Villes et transports, secteurs porteurs
Tout ce qui est lié à la ville et aux transports représente d’ailleurs un potentiel de croissance pour les entreprises tricolores. Egis, Systra, entre autres, sont particulièrement bien placés dans l’ingénierie des transports urbains, notamment les métros et tramways.
Alstom l’est dans le matériel roulant. D’autant que l’Inde se met à la grande vitesse ferroviaire avec un projet pharaonique. La construction de la première ligne à grande vitesse du pays, entre Mumbai-Ahmedabad, devrait être finalisée en 2023 pour un investissement estimé entre 12 et 15 milliards de dollars US ! Le projet concerne la réalisation de 535 kilomètres entre les deux villes qui seront reliées en 2 heures, contre 7 heures actuellement sur la ligne classique.
Il y a aussi beaucoup à faire dans le domaine de la Ville intelligente et durable.
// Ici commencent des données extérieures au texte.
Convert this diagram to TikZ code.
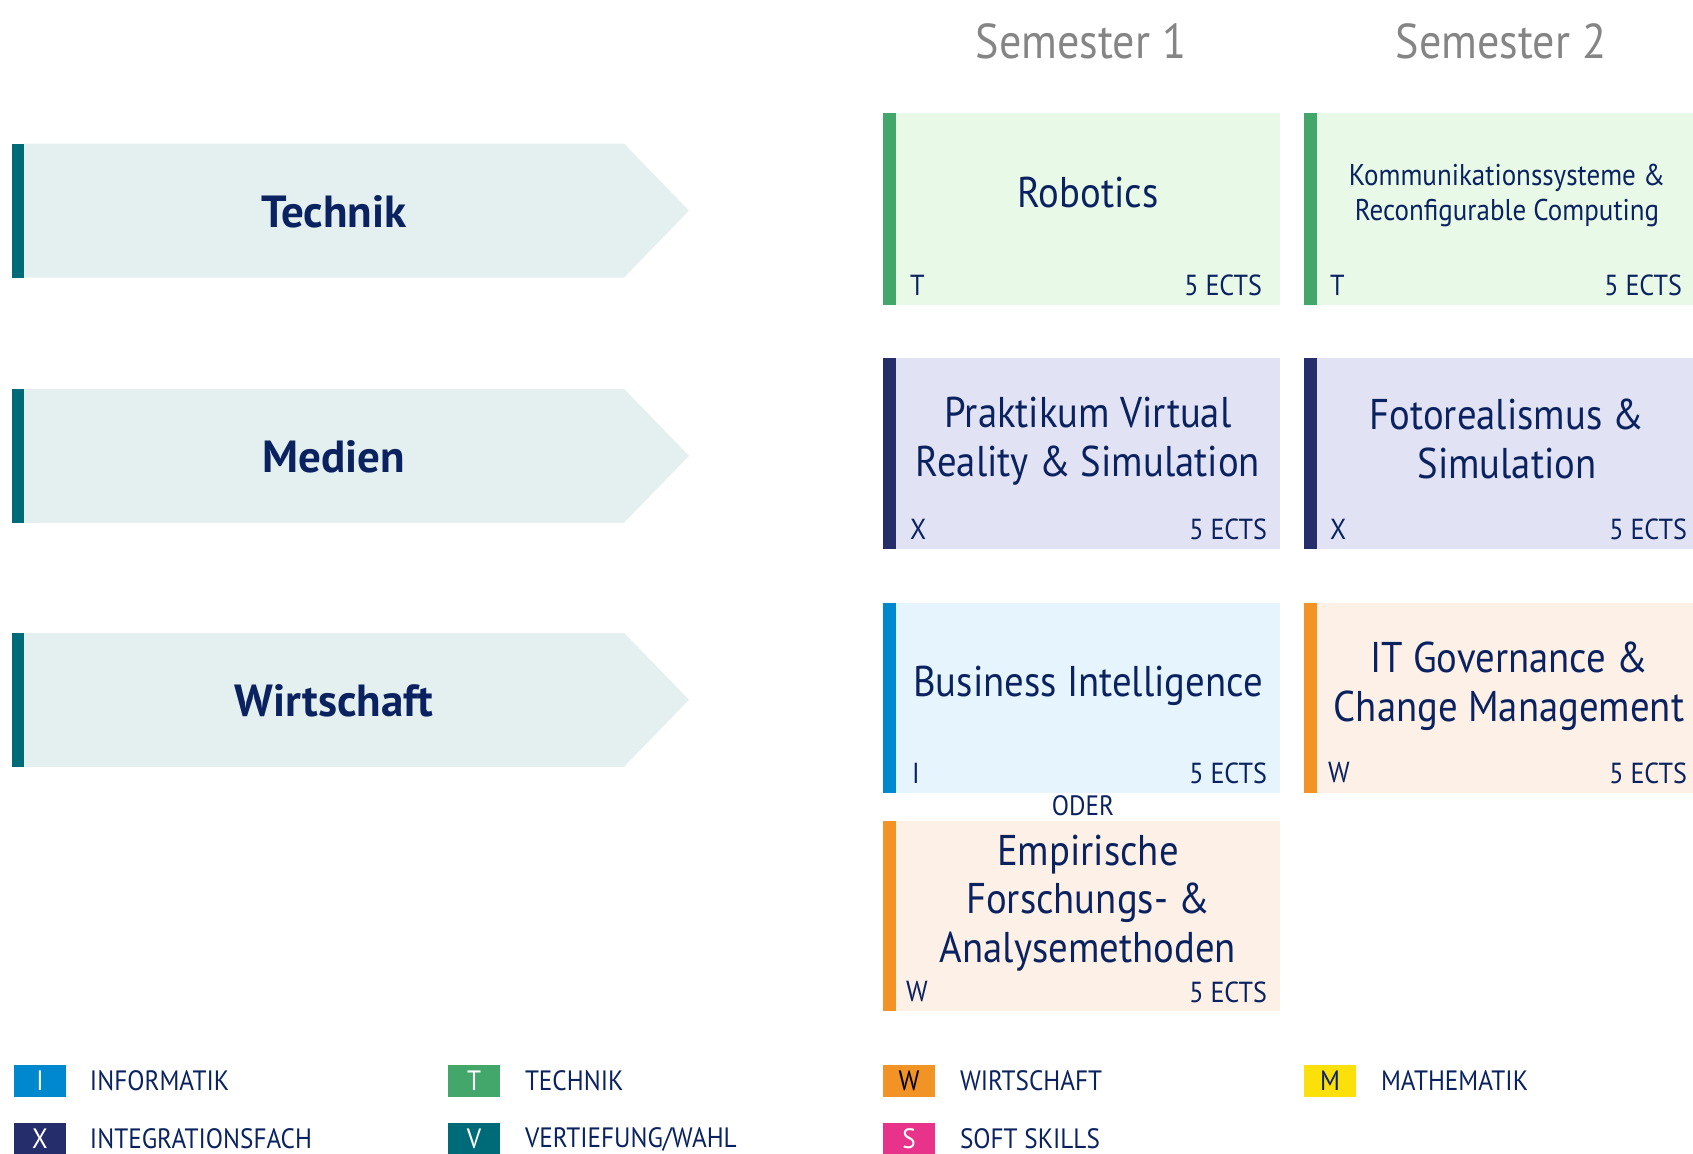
\documentclass[tikz,border=0pt]{standalone}
\usepackage{fontspec}
\setmainfont{PT Sans}[FakeStretch=0.9]
\newfontfamily\arrowfont{PT Sans}
\usetikzlibrary{calc}
\definecolor{navy}{RGB}{10,34,96}
\definecolor{semgray}{RGB}{133,133,133}
\definecolor{greenbar}{RGB}{67,166,106}
\definecolor{greenfill}{RGB}{232,249,232}
\definecolor{navybar}{RGB}{38,45,107}
\definecolor{navyfill}{RGB}{225,226,243}
\definecolor{bluebar}{RGB}{0,136,207}
\definecolor{bluefill}{RGB}{230,244,253}
\definecolor{orangebar}{RGB}{242,147,37}
\definecolor{orangefill}{RGB}{253,240,230}
\definecolor{arrowfill}{RGB}{228,239,240}
\definecolor{tealbar}{RGB}{0,107,120}
\definecolor{yellowbox}{RGB}{252,224,10}
\definecolor{pinkbox}{RGB}{232,51,138}
\newcommand\mycourse[6]{%
  \fill[#6fill] (#2,#3) rectangle (#4,#5);
  \fill[#6bar] (#2,#3) rectangle ($(#2,#5)+(13,0)$);
}
\newcommand\myarrow[3]{%
  \fill[arrowfill] (24,#2) -- (624,#2) -- (689,#2+67) -- (624,#2+134) -- (24,#2+134) -- cycle;
  \fill[tealbar] (12,#2) rectangle (24,#2+134);
  \node[arrowlabel] (#1) at (334,#2+68) {#3};
}
\begin{document}
\begin{tikzpicture}[x=0.5pt,y=-0.5pt,
  every node/.style={text=navy, inner sep=0pt, outer sep=0pt},
  semhead/.style={text=semgray, font=\fontsize{24.5}{28}\selectfont},
  bigtitle/.style={font=\fontsize{21.5}{24.3}\selectfont, align=center},
  smalltitle/.style={font=\fontsize{15}{17.5}\selectfont, align=center},
  tagl/.style={font=\fontsize{14.5}{16}\selectfont, anchor=west},
  tagr/.style={font=\fontsize{14.5}{16}\selectfont, anchor=east},
  arrowlabel/.style={font=\arrowfont\bfseries\fontsize{22.5}{24}\selectfont},
  legbox/.style={minimum width=26pt, minimum height=16pt, anchor=north west, text=white, font=\fontsize{14}{16}\selectfont},
  legtext/.style={font=\fontsize{14}{16}\selectfont, anchor=west},
  oder/.style={font=\fontsize{14}{16}\selectfont}
]
\useasboundingbox (0,0) rectangle (1693,1154);

% Semester headers
\node[semhead] (sem1) at (1081,41) {Semester 1};
\node[semhead] (sem2) at (1501,41) {Semester 2};

% Arrows
\myarrow{technik}{143.6}{Technik}
\myarrow{medien}{388.8}{Medien}
\myarrow{wirtschaft}{632.8}{Wirtschaft}

% Row 1
\mycourse{robotics}{883}{113}{1280}{305}{green}
\node[bigtitle] (robotics) at (1088,193) {Robotics};
\node[tagl] (robT) at (910,285) {T};
\node[tagr] (robE) at (1262,285) {5 ECTS};

\mycourse{komm}{1304}{113}{1693}{305}{green}
\node[smalltitle] (komm) at (1507,196) {Kommunikationssysteme \&\\Reconfigurable Computing};
\node[tagl] (kommT) at (1330,285) {T};
\node[tagr] (kommE) at (1682,285) {5 ECTS};

% Row 2
\mycourse{vr}{883}{358.5}{1280}{549}{navy}
\node[bigtitle] (vr) at (1088,441) {Praktikum Virtual\\Reality \& Simulation};
\node[tagl] (vrT) at (910,529) {X};
\node[tagr] (vrE) at (1267,529) {5 ECTS};

\mycourse{foto}{1304}{358.5}{1693}{549}{navy}
\node[bigtitle] (foto) at (1507,439) {Fotorealismus \&\\Simulation};
\node[tagl] (fotoT) at (1330,529) {X};
\node[tagr] (fotoE) at (1687,529) {5 ECTS};

% Row 3
\mycourse{bi}{883}{603}{1280}{793}{blue}
\node[bigtitle] (bi) at (1088,686) {Business Intelligence};
\node[tagl] (biT) at (912,773) {I};
\node[tagr] (biE) at (1267,773) {5 ECTS};

\mycourse{itg}{1304}{603}{1693}{793}{orange}
\node[bigtitle] (itg) at (1509,686) {IT Governance \&\\Change Management};
\node[tagl] (itgT) at (1328,773) {W};
\node[tagr] (itgE) at (1687,773) {5 ECTS};

\node[oder] (oder) at (1083,806) {ODER};

% Row 4
\mycourse{emp}{883}{821}{1280}{1011}{orange}
\node[bigtitle] (emp) at (1088,903) {Empirische\\Forschungs- \&\\Analysemethoden};
\node[tagl] (empT) at (906,992) {W};
\node[tagr] (empE) at (1267,992) {5 ECTS};

% Legend
\node[legbox, fill=bluebar] (lI) at (14,1065) {I};
\node[legtext] (lIt) at (90,1081) {INFORMATIK};
\node[legbox, fill=greenbar] (lT) at (448,1065) {T};
\node[legtext] (lTt) at (525,1081) {TECHNIK};
\node[legbox, fill=orangebar, text=black] (lW) at (883,1065) {W};
\node[legtext] (lWt) at (960,1081) {WIRTSCHAFT};
\node[legbox, fill=yellowbox, text=navy] (lM) at (1304,1065) {M};
\node[legtext] (lMt) at (1381,1081) {MATHEMATIK};

\node[legbox, fill=navybar] (lX) at (14,1123) {X};
\node[legtext] (lXt) at (90,1139) {INTEGRATIONSFACH};
\node[legbox, fill=tealbar] (lV) at (448,1123) {V};
\node[legtext] (lVt) at (525,1139) {VERTIEFUNG/WAHL};
\node[legbox, fill=pinkbox] (lS) at (883,1123) {S};
\node[legtext] (lSt) at (960,1139) {SOFT SKILLS};
\end{tikzpicture}
\end{document}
L’Agence Française de développement (AFD) est très active dans le domaine. « Une douzaine de villes indiennes projettent de devenir des Smart Cities depuis 2015. Nous assurons ces projets en coopération avec le gouvernement indien et faisons office de relais pour les entreprises tricolores intéressées à y participer. Ces projets qui se font sous forme de partenariat public-privé, offrent de belles opportunités dans les services publics de mobilité urbaine durable » expose Bruno Bosle, directeur de l’AFD Inde.
Digitaliser l’économie
Mais l’Inde veut avant tout devenir un acteur mondial majeur du numérique. Or, les entreprises tricolores ont un rôle important à jouer dans la digitalisation de l’économie indienne.
De grands noms comme Cap Gemini, Atos ou Dassault Systèmes sont massivement implantés dans le pays. « Nous participons à la digitalisation des entreprises indiennes, grâce à nos centres d’expertise de développement de logiciels pour le marché national et international. On numérise par exemple les process industriels d’une entreprise indienne de santé de la conception à la production des produits » indique Florence Verzelen, vice-présidente Industry Solutions de Dassault Systèmes.
Les Français ont également de belles opportunités à prendre dans l’énergie nucléaire civile. L’Inde se tourne désormais vers les fournisseurs français (et américains), en vertu d’accords bilatéraux passés dans le domaine. Le développement du nucléaire civil pourrait s’accélérer dans les prochaines années, avec à la clé la perspective de beaux contrats pour les entreprises françaises.